The changes would update the EU’s Sustainable Finance Disclosure Regulation (SFDR), which has applied since March 2021 and requires financial market participants to disclose how they take account of environmental, social and governance — known as ESG — risks and the negative effects their investments can have, the Council of the EU informed on Wednesday.

Under the Council’s approach, financial products would be grouped into three categories: “sustainable”, for products contributing to sustainability goals; “transition”, for products backing companies or projects that are not yet sustainable but are on a “credible path”; and “ESG basics”, for products that use ESG approaches but do not meet the criteria for the other two categories.

The new categories would replace existing concepts that have led to “greenwashing” — when environmental impacts or benefits are misrepresented — and would reduce administrative work for financial market participants.

What the Council wants changed

The Council’s position would tighten the conditions for products to be classed as “sustainable” or “transition” when investment firms disclose “principal adverse impacts” — a formal SFDR term for the main negative effects of investments on sustainability factors — by requiring mandatory use of at least three indicators from a list to be provided by the European Commission.

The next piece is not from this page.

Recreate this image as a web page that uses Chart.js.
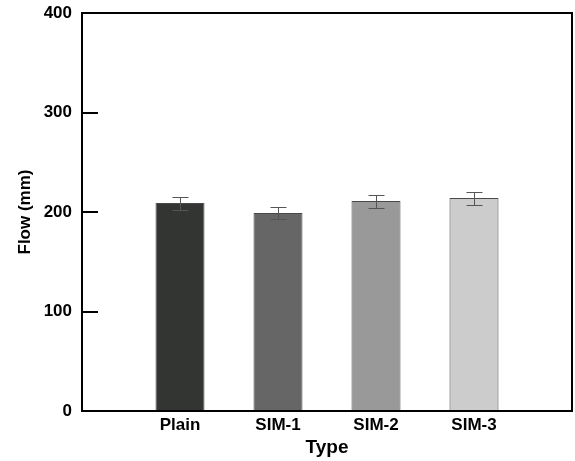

It also set out conditions under which some investments in fossil fuel companies could be included in the “transition” category, including where a company allocates 20% of capital expenditure to economic activities aligned with the EU taxonomy — the EU’s classification system for environmentally sustainable activities — and has a clear, time-bound plan to reduce greenhouse gas emissions.

Some public-sector debt could also be eligible for the transition category, with the Council proposing to explicitly allow general-purpose issuances by EU-established public bodies to be included under certain conditions.

To reduce administrative burden, the Council said its negotiating mandate would allow financial market participants not to apply the new categorisation provisions to alternative investment funds sold exclusively to professional investors.

Negotiations with the European Parliament can begin once MEPs agree their own position, the Council said.